Personal information
- Nickname: Archie
- Born: Archibald Alan MacKinnon January 13, 1937 Cranbrook, British Columbia, Canada
- Died: August 28, 2026 (aged 89) Calgary, Alberta, Canada

Sport
- Country: Canada
- Sport: Rowing

Medal record
Men's rowing
Representing Canada
Olympic Games
| Gold medal – first place | 1956 Melbourne | Coxless four |
| Silver medal – second place | 1960 Rome | Eight |
Commonwealth Games
| Gold medal – first place | 1958 Cardiff | Eights |

= Archibald MacKinnon =

Canadian rower (1937–2026)

Archibald Alan MacKinnon (January 13, 1937 – August 28, 2026) was a Canadian competition rower and Olympic champion in 1956.

==Biography==
Born in Cranbrook, British Columbia on January 13, 1937, MacKinnon rowed at the University of British Columbia starting in 1955, qualifying for the 1956 Summer Olympics in Melbourne, Australia.

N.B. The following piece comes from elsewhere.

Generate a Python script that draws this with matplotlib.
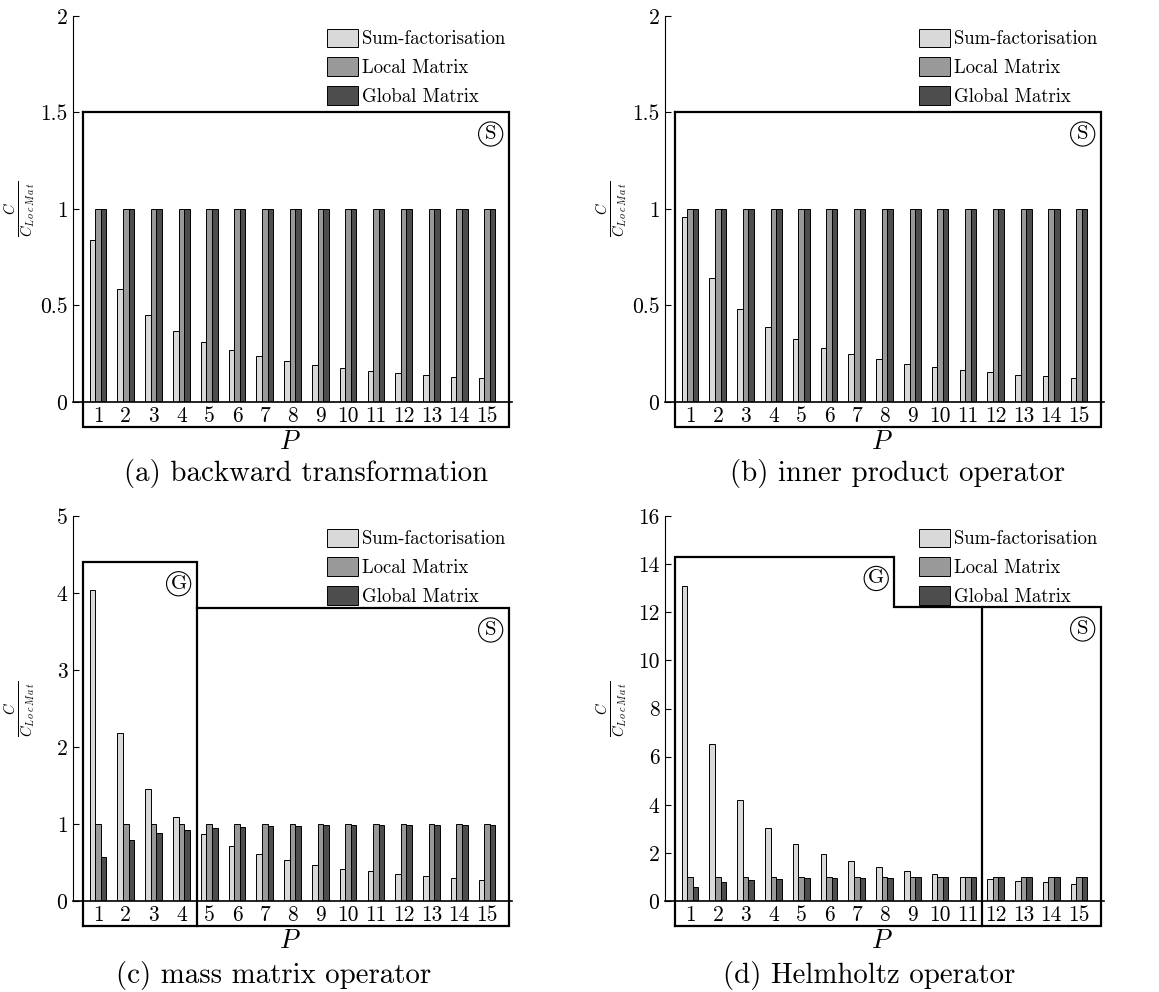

He won a gold medal in coxless fours at the 1956 Games, together with Lorne Loomer, Walter D'Hondt and Donald Arnold.

At the 1958 British Empire and Commonwealth Games, MacKinnon won a gold medal in eights. He also won a silver medal in eights at the 1960 Summer Olympics in Rome, Italy, as a member of the Canadian team.

MacKinnon died in Calgary, Alberta on August 28, 2026, at the age of 89.

==Awards==
MacKinnon was inducted into the Canada's Sports Hall of Fame in 1957. In 1966, he was inducted to the BC Sports Hall of Fame. He was also twice inducted into the University of British Columbia's Sports Hall of Fame, first in 1993 for the crew that won gold in Melbourne, and a second time in 2012 for the crew that won silver in Rome.